An APITM policy can last slightly over 100 years, which becomes great for long-term asset protection planning and inter-generational estate planning. Generally, the lifespan of a domestic trust is about 21 years depending on its jurisdiction's laws in regard to perpetuities.

In today's society, lawsuits are common and pose one of the greatest risks to the preservation of wealth. An APITM policy will provide the ability to legally creditor-proof and pass on these assets, ensuring smooth intergenerational transfers with the security of an insurance backing should unforeseen issues arise at a later date.
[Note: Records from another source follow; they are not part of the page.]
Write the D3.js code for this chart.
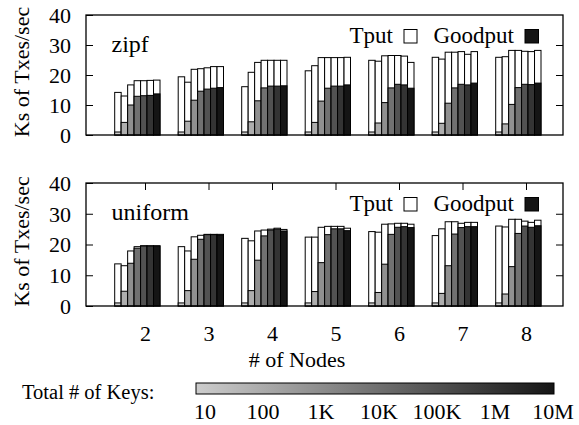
<!DOCTYPE html>
<html>
<head>
<meta charset="utf-8">
<script src="https://cdn.jsdelivr.net/npm/d3@7"></script>
<style>
  html, body { margin: 0; padding: 0; background: #fff; }
  svg text { font-family: "Liberation Serif", "Times New Roman", Tinos, "DejaVu Serif", serif !important; fill: #000; }
</style>
</head>
<body>
<svg id="chart" width="579" height="425"></svg>
<script>
// ---- data ----
const nodes = [2, 3, 4, 5, 6, 7, 8];
const keyLabels = ["10", "100", "1K", "10K", "100K", "1M", "10M"];
const yTicks = [0, 10, 20, 30, 40];

// rows = # of nodes, columns = total # of keys
const zipfTput = [
  [14.2, 13.0, 16.7, 18.1, 18.1, 18.2, 18.3],
  [19.4, 17.6, 21.9, 22.1, 22.4, 22.8, 22.8],
  [16.1, 20.9, 24.2, 24.9, 24.9, 24.9, 24.9],
  [21.4, 23.1, 25.8, 25.8, 25.8, 25.8, 25.9],
  [24.9, 24.6, 26.4, 26.5, 26.5, 26.3, 24.2],
  [25.9, 25.3, 27.6, 27.6, 27.8, 26.9, 27.8],
  [25.9, 26.1, 28.2, 28.2, 27.9, 27.8, 28.2]
];
const zipfGood = [
  [1.0, 4.2, 10.0, 12.9, 13.1, 13.2, 13.7],
  [1.0, 4.6, 11.6, 14.6, 15.3, 15.6, 15.8],
  [1.0, 4.4, 11.4, 15.7, 16.3, 16.3, 16.4],
  [1.0, 4.2, 11.3, 15.6, 16.3, 16.3, 16.7],
  [1.0, 4.0, 10.8, 15.7, 16.9, 16.7, 15.6],
  [1.0, 3.9, 10.6, 15.7, 16.9, 16.7, 17.3],
  [1.0, 3.7, 10.2, 15.8, 16.9, 16.8, 17.3]
];
const uniformTput = [
  [13.7, 13.1, 17.9, 19.3, 19.6, 19.6, 19.6],
  [19.3, 17.9, 22.5, 23.0, 23.3, 23.3, 23.3],
  [22.0, 21.2, 24.4, 24.7, 25.0, 25.3, 24.9],
  [22.4, 22.4, 25.6, 25.9, 25.9, 25.9, 25.3],
  [24.2, 24.0, 26.6, 26.7, 26.9, 26.9, 26.6],
  [22.9, 25.1, 27.4, 27.4, 26.9, 27.2, 27.2],
  [26.0, 25.7, 28.2, 28.2, 27.6, 27.2, 27.9]
];
const uniformGood = [
  [1.0, 4.8, 13.9, 18.8, 19.5, 19.5, 19.5],
  [1.0, 5.0, 15.2, 21.7, 23.2, 23.2, 23.1],
  [1.0, 5.0, 14.9, 22.8, 24.7, 25.0, 24.4],
  [1.0, 4.7, 14.1, 23.2, 25.1, 25.1, 24.5],
  [1.0, 4.4, 13.6, 23.3, 25.6, 25.8, 25.5],
  [1.0, 4.1, 13.1, 23.4, 25.5, 25.8, 25.8],
  [1.0, 3.9, 12.8, 23.6, 26.0, 25.6, 26.1]
];

// ---- layout ----
const svg = d3.select("#chart");
const FONT = '"Liberation Serif", "Times New Roman", Tinos, "DejaVu Serif", serif';
const plotLeft = 86, plotRight = 563;
const FS = 22;

const x = d3.scaleLinear().domain([2, 8]).range([145, 526]);
const xInner = d3.scaleBand().domain(keyLabels).range([-30.3, 15]).padding(0);
const colorScale = d3.scaleLinear().domain([0, keyLabels.length - 1])
  .range(["#cdcdcd", "#151515"]).interpolate(d3.interpolateRgb);

const panels = [
  { name: "zipf", tput: zipfTput, good: zipfGood, top: 15, bottom: 135, topTicks: false },
  { name: "uniform", tput: uniformTput, good: uniformGood, top: 183, bottom: 306, topTicks: true }
];

function txt(sel) { return sel.attr("font-family", FONT).style("font-family", FONT); }

panels.forEach(p => {
  const y = d3.scaleLinear().domain([0, 40]).range([p.bottom, p.top]);
  const g = svg.append("g");

  // bars
  nodes.forEach((n, i) => {
    keyLabels.forEach((k, j) => {
      const bx = x(n) + xInner(k);
      const bw = xInner.bandwidth();
      g.append("rect")
        .attr("x", bx).attr("y", y(p.tput[i][j]))
        .attr("width", bw).attr("height", y(0) - y(p.tput[i][j]))
        .attr("fill", "#fff").attr("stroke", "#000").attr("stroke-width", 1);
      g.append("rect")
        .attr("x", bx).attr("y", y(p.good[i][j]))
        .attr("width", bw).attr("height", y(0) - y(p.good[i][j]))
        .attr("fill", colorScale(j)).attr("stroke", "#000").attr("stroke-width", 1);
    });
  });

  // frame
  g.append("rect").attr("x", plotLeft).attr("y", p.top)
    .attr("width", plotRight - plotLeft).attr("height", p.bottom - p.top)
    .attr("fill", "none").attr("stroke", "#000").attr("stroke-width", 1.3);

  // y axis ticks (left, inward) + labels
  const yAxisL = d3.axisLeft(y).tickValues(yTicks).tickSize(-7).tickPadding(15).tickFormat(d3.format("d"));
  const gl = g.append("g").attr("transform", `translate(${plotLeft},0)`).call(yAxisL);
  gl.select(".domain").remove();
  gl.selectAll(".tick line").attr("stroke", "#000").attr("stroke-width", 1);
  txt(gl.selectAll(".tick text")).attr("font-size", FS).attr("dy", "0.33em");

  const yAxisR = d3.axisRight(y).tickValues(yTicks.slice(1, 4)).tickSize(-7).tickFormat("");
  const gr = g.append("g").attr("transform", `translate(${plotRight},0)`).call(yAxisR);
  gr.select(".domain").remove();
  gr.selectAll(".tick line").attr("stroke", "#000");

  if (p.topTicks) {
    const xTop = d3.axisTop(x).tickValues(nodes).tickSize(-7).tickFormat("");
    const gt = g.append("g").attr("transform", `translate(0,${p.top})`).call(xTop);
    gt.select(".domain").remove();
    gt.selectAll(".tick line").attr("stroke", "#000");
    const xBot = d3.axisBottom(x).tickValues(nodes).tickSize(0).tickPadding(19).tickFormat(d3.format("d"));
    const gb = g.append("g").attr("transform", `translate(0,${p.bottom})`).call(xBot);
    gb.select(".domain").remove();
    txt(gb.selectAll(".tick text")).attr("font-size", FS);
  }

  // y axis title
  txt(g.append("text"))
    .attr("transform", `translate(29,${(p.top + p.bottom) / 2 - 3}) rotate(-90)`)
    .attr("text-anchor", "middle").attr("font-size", FS)
    .text("Ks of Txes/sec");

  // panel name
  txt(g.append("text")).attr("x", 111.5).attr("y", p.top + 36.5)
    .attr("font-size", FS + 2).text(p.name);

  // legend
  const ly = p.top + 14.5;
  txt(g.append("text")).attr("x", 393).attr("y", ly + 13.5).attr("text-anchor", "end")
    .attr("font-size", FS + 1).text("Tput");
  g.append("rect").attr("x", 404).attr("y", ly).attr("width", 13).attr("height", 13.5)
    .attr("fill", "#fff").attr("stroke", "#000").attr("stroke-width", 1);
  txt(g.append("text")).attr("x", 514).attr("y", ly + 13.5).attr("text-anchor", "end")
    .attr("font-size", FS + 1).text("Goodput");
  g.append("rect").attr("x", 525).attr("y", ly).attr("width", 13.5).attr("height", 13.5)
    .attr("fill", colorScale(keyLabels.length - 1)).attr("stroke", "#000").attr("stroke-width", 1);
});

// x axis title
txt(svg.append("text")).attr("x", 297).attr("y", 367).attr("text-anchor", "middle")
  .attr("font-size", FS).text("# of Nodes");

// key-count gradient legend
const defs = svg.append("defs");
const grad = defs.append("linearGradient").attr("id", "keygrad")
  .attr("x1", "0%").attr("x2", "100%").attr("y1", "0%").attr("y2", "0%");
grad.append("stop").attr("offset", "0%").attr("stop-color", colorScale(0));
grad.append("stop").attr("offset", "100%").attr("stop-color", colorScale(keyLabels.length - 1));

txt(svg.append("text")).attr("x", 22).attr("y", 399).attr("font-size", 20.5).text("Total # of Keys:");
svg.append("rect").attr("x", 196).attr("y", 383).attr("width", 358).attr("height", 11)
  .attr("fill", "url(#keygrad)").attr("stroke", "#000").attr("stroke-width", 1);

const keyX = d3.scalePoint().domain(keyLabels).range([205, 553]);
txt(svg.selectAll("text.key").data(keyLabels).enter().append("text"))
  .attr("class", "key")
  .attr("x", d => keyX(d)).attr("y", 419).attr("text-anchor", "middle")
  .attr("font-size", FS).text(d => d);
</script>
</body>
</html>
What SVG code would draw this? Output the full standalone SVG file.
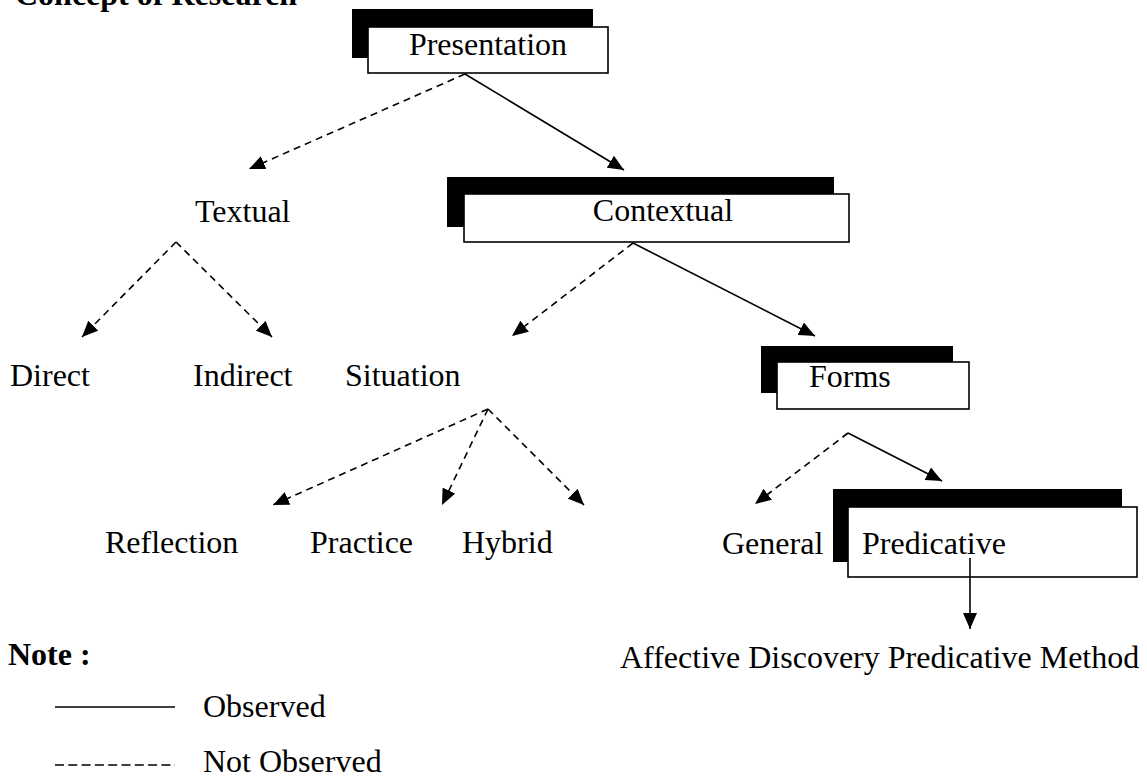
<svg xmlns="http://www.w3.org/2000/svg" width="1147" height="779" viewBox="0 0 1147 779">
<style>
text{font-family:"Liberation Serif","Times New Roman",serif;font-size:32px;fill:#000}
.b{font-weight:bold}
.sh{fill:#000}
.bx{fill:#fff;stroke:#000;stroke-width:1.6}
.s{stroke:#000;stroke-width:1.6;fill:none}
.d{stroke:#000;stroke-width:1.6;fill:none;stroke-dasharray:7 5}
</style>
<defs>
<marker id="ah" markerUnits="userSpaceOnUse" markerWidth="17" markerHeight="14" refX="16" refY="7" orient="auto">
<path d="M0,0 L16,7 L0,14 z" fill="#000"/>
</marker>
</defs>
<rect width="1147" height="779" fill="#fff"/>
<text class="b" x="15" y="5" font-size="31">Concept of Research</text>

<g id="connectors">
<line class="d" x1="465" y1="74" x2="249" y2="169" marker-end="url(#ah)"/>
<line class="s" x1="465" y1="74" x2="624" y2="170" marker-end="url(#ah)"/>
<line class="d" x1="176" y1="242" x2="82" y2="337" marker-end="url(#ah)"/>
<line class="d" x1="176" y1="242" x2="272" y2="337" marker-end="url(#ah)"/>
<line class="d" x1="633" y1="243" x2="512" y2="336" marker-end="url(#ah)"/>
<line class="s" x1="633" y1="243" x2="815" y2="336" marker-end="url(#ah)"/>
<line class="d" x1="488" y1="409" x2="273" y2="505" marker-end="url(#ah)"/>
<line class="d" x1="488" y1="409" x2="442" y2="505" marker-end="url(#ah)"/>
<line class="d" x1="488" y1="409" x2="584" y2="505" marker-end="url(#ah)"/>
<line class="d" x1="848" y1="433" x2="755" y2="504" marker-end="url(#ah)"/>
<line class="s" x1="848" y1="433" x2="942" y2="481" marker-end="url(#ah)"/>
</g>

<g id="presentation">
<rect class="sh" x="352" y="9" width="241" height="49"/>
<rect class="bx" x="368" y="27" width="240" height="46"/>
<text x="488" y="55" text-anchor="middle">Presentation</text>
</g>
<g id="textual"><text x="195" y="222">Textual</text></g>
<g id="contextual">
<rect class="sh" x="447" y="177" width="387" height="50"/>
<rect class="bx" x="464" y="194" width="385" height="48"/>
<text x="663" y="221" text-anchor="middle">Contextual</text>
</g>
<g id="direct"><text x="10" y="386">Direct</text></g>
<g id="indirect"><text x="193" y="386">Indirect</text></g>
<g id="situation"><text x="345" y="386">Situation</text></g>
<g id="forms">
<rect class="sh" x="761" y="346" width="192" height="47"/>
<rect class="bx" x="777" y="362" width="192" height="47"/>
<text x="809" y="387">Forms</text>
</g>
<g id="reflection"><text x="105" y="553">Reflection</text></g>
<g id="practice"><text x="310" y="553">Practice</text></g>
<g id="hybrid"><text x="462" y="553">Hybrid</text></g>
<g id="general"><text x="722" y="554">General</text></g>
<g id="predicative">
<rect class="sh" x="833" y="489" width="289" height="73"/>
<rect class="bx" x="848" y="507" width="289" height="70"/>
<text x="862" y="554">Predicative</text>
</g>
<g id="predicative-link">
<line class="s" x1="970" y1="558" x2="970" y2="629" marker-end="url(#ah)"/>
</g>
<g id="method"><text x="620" y="668">Affective Discovery Predicative Method</text></g>

<g id="legend">
<text class="b" x="8" y="665">Note :</text>
<line class="s" x1="55" y1="707" x2="175" y2="707"/>
<text x="203" y="717">Observed</text>
<line x1="55" y1="765" x2="175" y2="765" stroke="#000" stroke-width="1.6" stroke-dasharray="9 4.3"/>
<text x="203" y="772">Not Observed</text>
</g>
</svg>
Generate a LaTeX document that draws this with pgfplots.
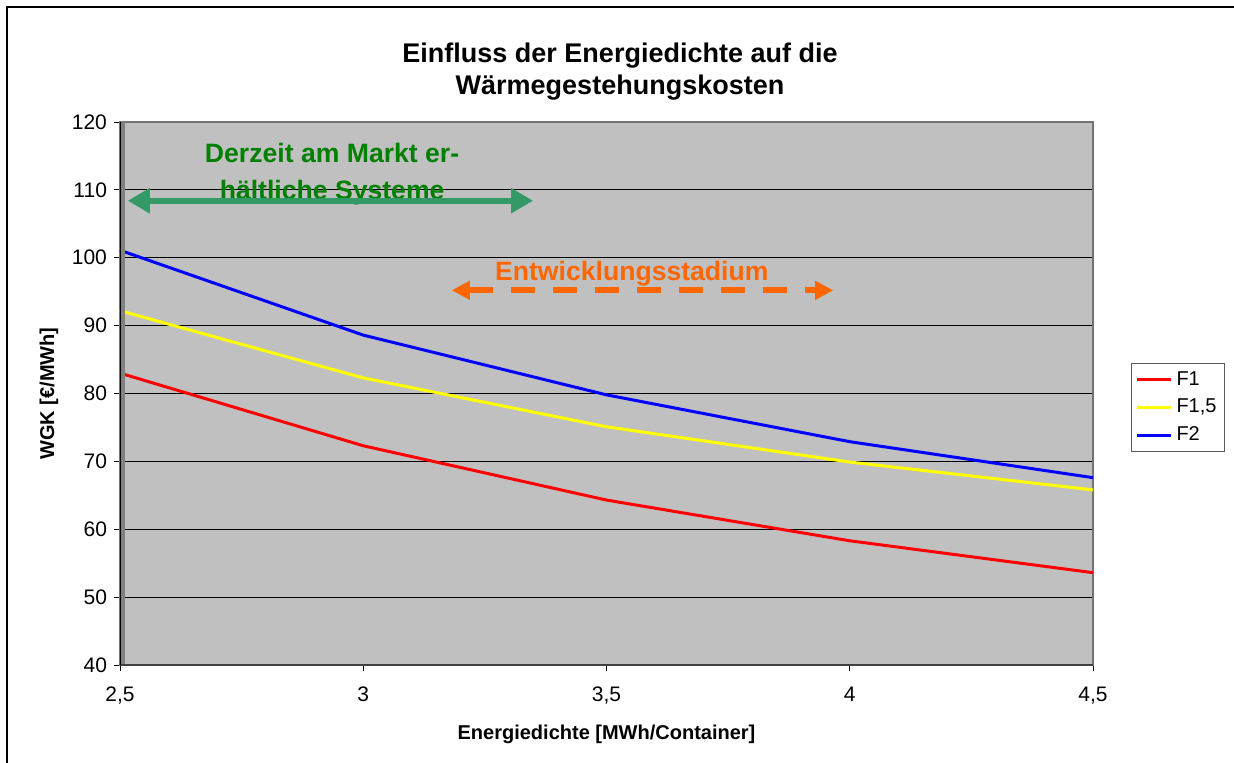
\documentclass[border=0pt]{standalone}
\usepackage{pgfplots}
\pgfplotsset{compat=1.18}
\usepackage{fontspec}
\setmainfont{Liberation Sans}
\usetikzlibrary{arrows.meta}

\definecolor{plotgray}{HTML}{C0C0C0}
\definecolor{exgreen}{HTML}{339966}
\definecolor{txtgreen}{HTML}{008000}
\definecolor{exorange}{HTML}{FF6600}
\definecolor{exyellow}{HTML}{FFFF00}

\begin{document}
\begin{tikzpicture}
\useasboundingbox (0,0) rectangle (617pt,381.5pt);
\draw[line width=1.2pt] (3.5pt,0) -- (3.5pt,378pt) -- (617pt,378pt);

\node[font=\bfseries\fontsize{13.5}{16}\selectfont, align=center] at (310pt,345.5pt)
  {Einfluss der Energiedichte auf die\\Wärmegestehungskosten};

\begin{axis}[
  at={(60pt,49pt)}, anchor=south west,
  width=486.5pt, height=271.5pt, scale only axis,
  xmin=2.5, xmax=4.5, ymin=40, ymax=120,
  xtick={2.5,3,3.5,4,4.5},
  ytick={40,50,...,120},
  /pgf/number format/use comma,
  /pgf/number format/assume math mode=true,
  tick label style={font=\fontsize{10.5}{12}\selectfont},
  tick pos=left,
  tick align=outside,
  major tick length=3pt,
  tick style={black, thin},
  xticklabel style={yshift=-4.5pt},
  axis background/.style={fill=plotgray},
  axis line style={draw=gray!90!black, line width=0.6pt},
  ymajorgrids,
  major grid style={black, line width=0.4pt},
  xlabel={\bfseries Energiedichte [MWh/Container]},
  ylabel={\bfseries WGK [€/MWh]},
  label style={font=\fontsize{10}{12}\selectfont},
  xlabel style={yshift=-3.5pt},
  ylabel style={yshift=0pt},
  legend style={at={(1.039,0.474)}, anchor=west, draw=gray!70!black,
    font=\fontsize{10}{12}\selectfont, inner sep=2pt, row sep=1.5pt,
    legend cell align=left},
  legend image post style={line width=1.5pt},
  every axis plot/.append style={line width=1.5pt},
  clip=false
]
\addplot[red, line join=round] coordinates {(2.5,83.0) (3,72.3) (3.5,64.3) (4,58.3) (4.5,53.6)};
\addplot[exyellow, line join=round] coordinates {(2.5,92.2) (3,82.3) (3.5,75.1) (4,69.9) (4.5,65.8)};
\addplot[blue, line join=round] coordinates {(2.5,101.1) (3,88.6) (3.5,79.8) (4,72.9) (4.5,67.6)};
\legend{F1,F1{,}5,F2}

\draw[gray, line width=2pt] ([xshift=1.5pt]axis cs:2.5,40) -- ([xshift=1.5pt]axis cs:2.5,120);
\draw[black!75, line width=0.9pt] (axis cs:2.5,40) -- (axis cs:4.5,40);
\draw[black, line width=0.5pt] (axis cs:2.5,40) -- (axis cs:2.5,120);

\node[txtgreen, font=\bfseries\fontsize{13.3}{15}\selectfont] at (axis cs:2.936,115.4) {Derzeit am Markt er-};
\node[txtgreen, font=\bfseries\fontsize{13.3}{15}\selectfont] at (axis cs:2.936,109.6) {hältliche Systeme};
\draw[exgreen, line width=3pt, {Triangle[width=12pt,length=11pt]}-{Triangle[width=12pt,length=11pt]}]
  (axis cs:2.516,108.4) -- (axis cs:3.349,108.4);

\node[exorange, font=\bfseries\fontsize{13.3}{15}\selectfont] at (axis cs:3.552,97.7) {Entwicklungsstadium};
\draw[exorange, line width=3pt, dash pattern=on 12pt off 9pt, {Triangle[width=9pt,length=9pt]}-{Triangle[width=9pt,length=9pt]}]
  (axis cs:3.182,95.2) -- (axis cs:3.966,95.2);
\end{axis}
\end{tikzpicture}
\end{document}
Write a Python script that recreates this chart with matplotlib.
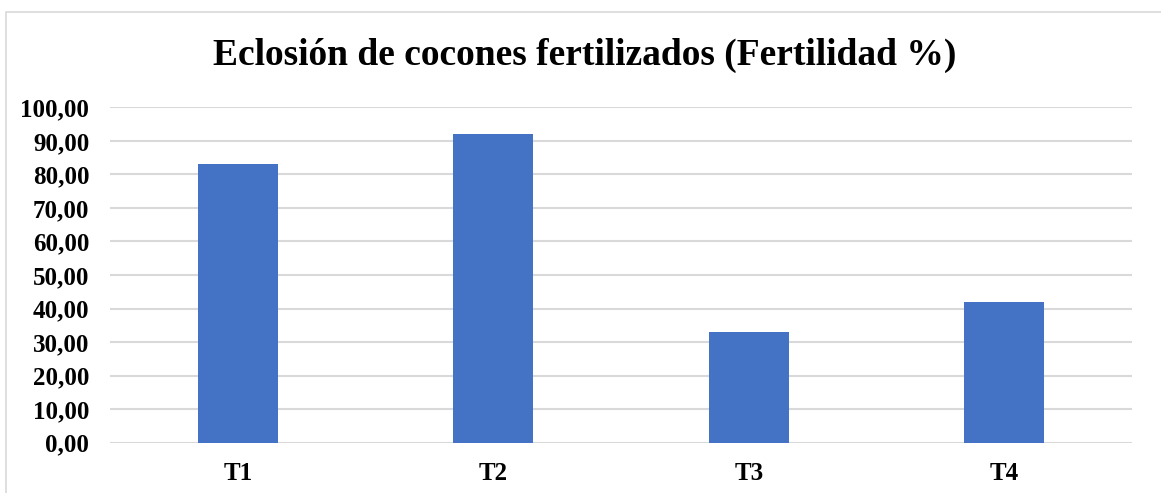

In conclusion, it's time for professionals to wake up and realize that there is a huge difference between giving advice about asset protection versus tax-assisted offshore planning. To protect a client's assets, they can no longer be hidden in antiquated "secret" structures. The law must be able to serve and protect the structure to make it feasible and authentic. It's time to espouse irrevocable, declared, regulated, and legal asset protection planning because it works. APITM provides that kind of guaranteed, ironclad asset protection planning and is therefore the superior choice.

The content of this article is intended to provide a general guide to the subject matter. Specialist advice should be sought about your specific circumstances.